As of March 2013, he was worth $1.4 billion. Over the years, he provided tens of millions to right-wing organizations through his control of the Sarah Scaife Foundation, the Carthage Foundation, the Alleghany Foundation and, until 2001, the Scaife Family Foundation, which his son and daughter now control. He also promoted his point of view through his newspaper, the Pittsburgh Tribune-Review.
Scaife's money has established or supported "activist think tanks that have created and marketed conservative ideas from welfare reform to enhanced missile defense; public interest law firms that have won important court cases on affirmative action, property rights and how to conduct the national census; organizations and publications that have nurtured conservatism on American campuses; academic institutions that have employed and promoted the work of conservative intellectuals; watchdog groups that have critiqued and harassed media organizations, and many more."

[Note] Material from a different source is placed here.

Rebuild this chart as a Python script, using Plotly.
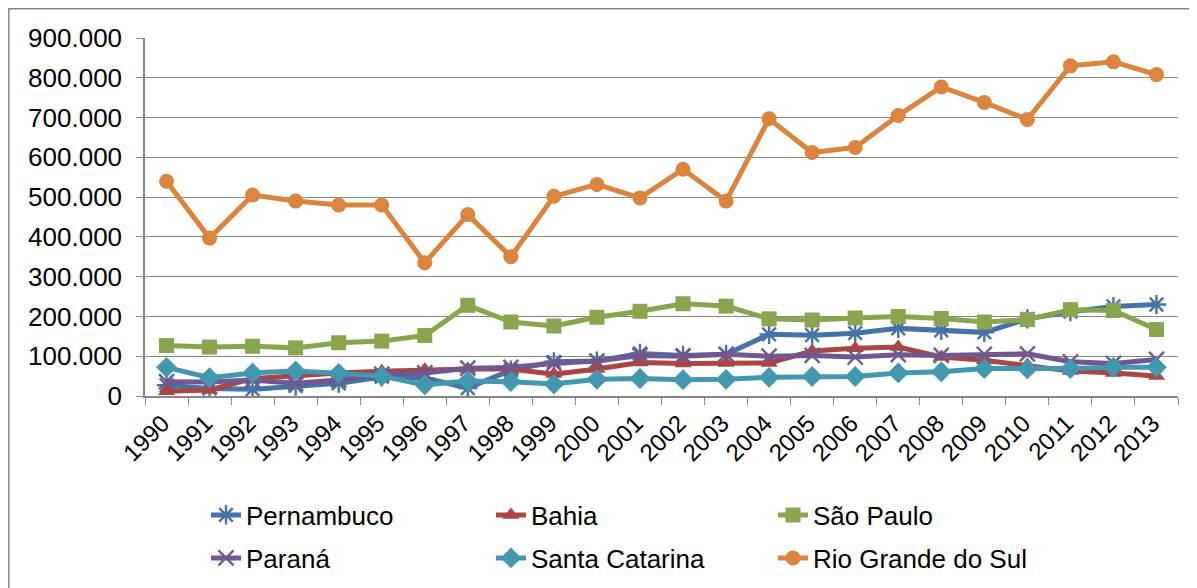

One of his targets in the 1990s was President Bill Clinton, his attacks being a big part of what Hillary Clinton famously labeled a "vast right-wing conspiracy." He claimed in 1998 that the Clintons might be tied to the deaths of numerous administration officials and associates, a point of view that the Tribune-Review pounded on for years. He also accused Republican Kenneth Starr—the independent counsel whose investigation refuted the murder claims and led to Clinton's impeachment over the Monica Lewinsky scandal—to be a "mole working for the Democrats."